Egypt detains 6 over play about cop who gunned down Israeli tourists

Playwright, director of show about Suleiman Khater arrested because it ‘insults’ country’s security forces, officials say

Suleiman Khater (photo credit: Courtesy)
Suleiman Khater (photo credit: Courtesy)

CAIRO — Egyptian officials said six people have been arrested for their involvement in a play about a police cadet who killed Israeli tourists in a 1985 attack.

Authorities said the play is seen as insulting to security forces. Last week, President Abdel-Fattah el-Sissi said any defamation of the country’s security forces amounted to “high treason.”

The officials said Tuesday that the playwright, director, and officials of the Cairo sports club where the play was staged were arrested last week and are being investigated by military prosecutors.

The play’s title is the name of a police conscript, Suleiman Khater, who gunned down seven Israeli tourists in Ras Burqa, a beach resort area in the Sinai Peninsula where he was stationed, on October 5, 1985. He was sentenced to life in prison but was found dead in his cell a year later.

The officials spoke on condition of anonymity because they were not authorized to talk to media. It wasn’t immediately clear what about the play was seen by authorities as insulting to security forces.

Egyptian soldier Suleiman Khater, who, on October 5, 1985, opened fire on Israeli tourists in the Sinai Peninsula, killing seven of them. He was found dead in his prison cell in January 1986. (photo credit: screen capture, YouTube)

After Khater opened fire on a group of Israelis at the beach, he was disarmed by fellow Egyptian soldiers.

Khater killed seven of the eight people he targeted — three adults and four young children.
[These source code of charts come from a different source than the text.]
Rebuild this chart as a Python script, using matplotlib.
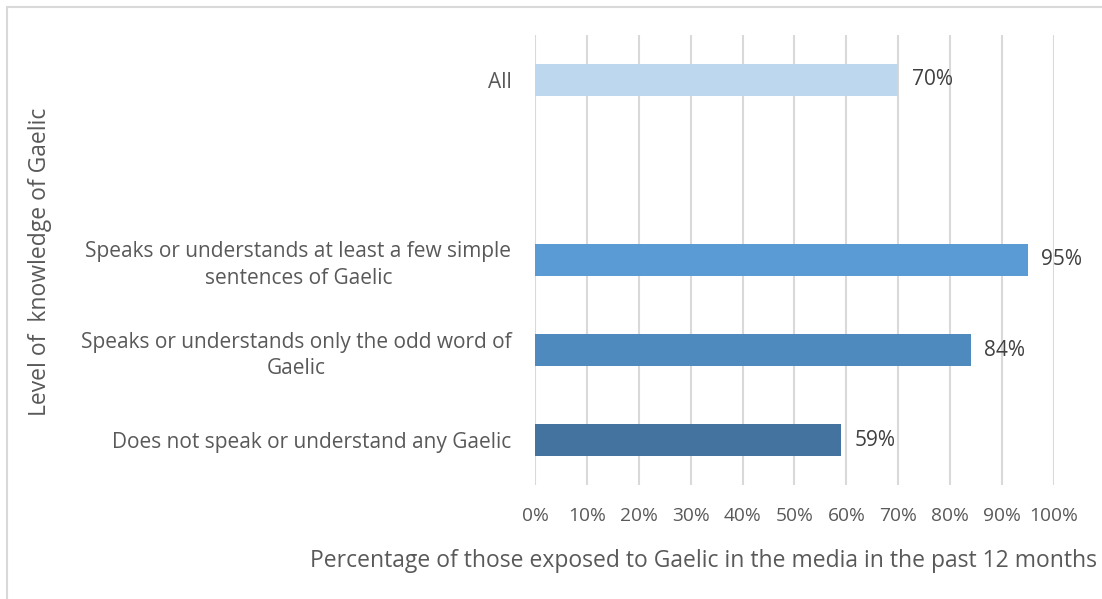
import matplotlib.pyplot as plt
from matplotlib.patches import Rectangle

plt.rcParams['font.family'] = ['Open Sans', 'DejaVu Sans']

# === Data ===
categories = ["Does not speak or understand any Gaelic",
              "Speaks or understands only the odd word of\nGaelic",
              "Speaks or understands at least a few simple\nsentences of Gaelic",
              "",
              "All"]
values = [59, 84, 95, None, 70]
colors = ["#43739E", "#4E8ABE", "#5B9BD5", None, "#BDD7EE"]
xticks = list(range(0, 101, 10))
xticklabels = [f"{t}%" for t in xticks]

fig = plt.figure(figsize=(11.02, 5.99), dpi=100)
ax = fig.add_axes([0.4855, 0.1903, 0.9564 - 0.4855, 0.9416 - 0.1903])

# outer frame
fig.patches.append(Rectangle((7 / 1102, -0.05), 1.2, 1 - 7 / 599 + 0.05,
                             transform=fig.transFigure, fill=False,
                             edgecolor="#D9D9D9", linewidth=1.5))

for i, (v, c) in enumerate(zip(values, colors)):
    if v is None:
        continue
    ax.barh(i, v, height=0.345, color=c, zorder=2)
    ax.text(v + 2.6, i, f"{v}%", va="center", ha="left",
            fontsize=15, color="#404040")

ax.set_xlim(0, 100)
ax.set_ylim(-0.5, 4.5)
ax.set_xticks(xticks)
ax.set_xticklabels(xticklabels, fontsize=13.8, color="#595959")
ax.set_yticks(range(len(categories)))
ax.set_yticklabels(categories, fontsize=15, color="#595959", multialignment="center",
                   linespacing=1.35)
ax.tick_params(axis="both", length=0)
ax.tick_params(axis="x", pad=16)
ax.tick_params(axis="y", pad=17)
ax.grid(axis="x", color="#D9D9D9", linewidth=1.5, zorder=0)
for s in ax.spines.values():
    s.set_visible(False)

fig.text(703 / 1102, 1 - 561 / 599, "Percentage of those exposed to Gaelic in the media in the past 12 months",
         ha="center", va="center", fontsize=16.5, color="#595959")
fig.text(40 / 1102, 1 - 262 / 599, "Level of  knowledge of Gaelic", rotation=90,
         ha="center", va="center", fontsize=16.5, color="#595959")

fig.savefig("out.png", dpi=100)
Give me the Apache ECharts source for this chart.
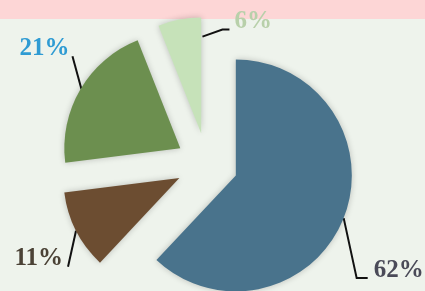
<!DOCTYPE html>
<html>
<head>
<meta charset="utf-8">
<script src="https://cdn.jsdelivr.net/npm/echarts@6/dist/echarts.min.js"></script>
<style>
  html, body { margin: 0; padding: 0; }
  body { width: 425px; height: 291px; overflow: hidden;
         background: linear-gradient(#fdd6d6 0, #fdd6d6 19px, #eef3ec 19px, #eef3ec 100%); }
  #chart { width: 425px; height: 291px; }
</style>
</head>
<body>
<div id="chart"></div>
<script>
// ---- data ----
const categories = ['A', 'B', 'C', 'D'];
const values = [62, 11, 21, 6];
const labelTexts = ['62%', '11%', '21%', '6%'];

// ---- styles / layout ----
const colors = ['#49738c', '#6c4d31', '#6c8f4f', '#c6e2b9'];
const labelColors = ['#4a4a58', '#4b4236', '#2f9bd3', '#b8d0aa'];
const CX = 207, CY = 164, R = 116, OFF = 31;
// leader line offsets relative to the outer-arc midpoint of each exploded slice
const linePts = [
  [[0, 0], [13, 60], [24, 60]],
  [[0, 0], [-8, 36]],
  [[1, 0], [-8, -33]],
  [[23, 17], [43, 10], [50, 10]]
];
const textPos = [[30, 52, 'left'], [-13, 28, 'right'], [-11, -41, 'right'], [55, 2, 'left']];

const total = values.reduce((a, b) => a + b, 0);
const midAngles = [];
let acc = 0;
values.forEach(v => { midAngles.push((acc + v / 2) / total * 2 * Math.PI); acc += v; });

// one pie per exploded slice: same data, only slice k is drawn, centre pushed out along its mid-angle
const series = values.map((_, k) => {
  const a = midAngles[k];
  const cx = CX + Math.sin(a) * OFF;
  const cy = CY - Math.cos(a) * OFF;
  return {
    type: 'pie',
    center: [cx, cy],
    radius: [0, R],
    startAngle: 90,
    clockwise: true,
    silent: true,
    avoidLabelOverlap: false,
    emphasis: { disabled: true },
    label: {
      show: true,
      position: 'outside',
      fontFamily: 'Liberation Serif',
      fontWeight: 'bold',
      fontSize: 25,
      overflow: 'none',
      formatter: p => labelTexts[p.dataIndex]
    },
    labelLine: { show: true, lineStyle: { color: '#111', width: 2 }, smooth: false },
    labelLayout: function (params) {
      const i = params.dataIndex;
      const mx = cx + Math.sin(a) * R;
      const my = cy - Math.cos(a) * R;
      const pts = linePts[i].map(p => [mx + p[0], my + p[1]]);
      while (pts.length < 3) pts.push(pts[pts.length - 1].slice());
      return {
        x: mx + textPos[i][0],
        y: my + textPos[i][1],
        align: textPos[i][2],
        verticalAlign: 'middle',
        labelLinePoints: pts
      };
    },
    data: values.map((v, i) => i === k ? {
      name: categories[i], value: v,
      itemStyle: { color: colors[i], shadowBlur: 6, shadowColor: 'rgba(0,0,0,0.22)' },
      label: { color: labelColors[i] }
    } : {
      name: categories[i], value: v,
      itemStyle: { color: 'rgba(0,0,0,0)' },
      label: { show: false }, labelLine: { show: false }
    })
  };
});

const chart = echarts.init(document.getElementById('chart'), null, { renderer: 'canvas' });
chart.setOption({ backgroundColor: 'transparent', animation: false, series: series });
</script>
</body>
</html>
Only 5-year-old Tali Griffel, whose mother died shielding her body with her own, survived the massacre.

Egyptian authorities portrayed him as mentally ill, possibly to alleviate tensions with Israel over the incident.

On January 7, 1986, Khater was found hanging in his room in a military prison hospital “by a strip torn from a sheet of plastic,” according to a New York Times report.

Following Khater’s death, many in Egypt — including his close relatives, who described him as a religious man who would not take his own life — speculated that he was killed at the behest of then-president Hosni Mubarak’s government.

Many in the Arab world hailed Khater as a hero and role model, with the government of Iran under Ayatollah Khomenei issuing a stamp in his honor and naming a Tehran street after him.

In early 1989, Egypt agreed to compensate the victims of the Ras Burqa massacre, also issuing a formal statement of apology to the family of each victim.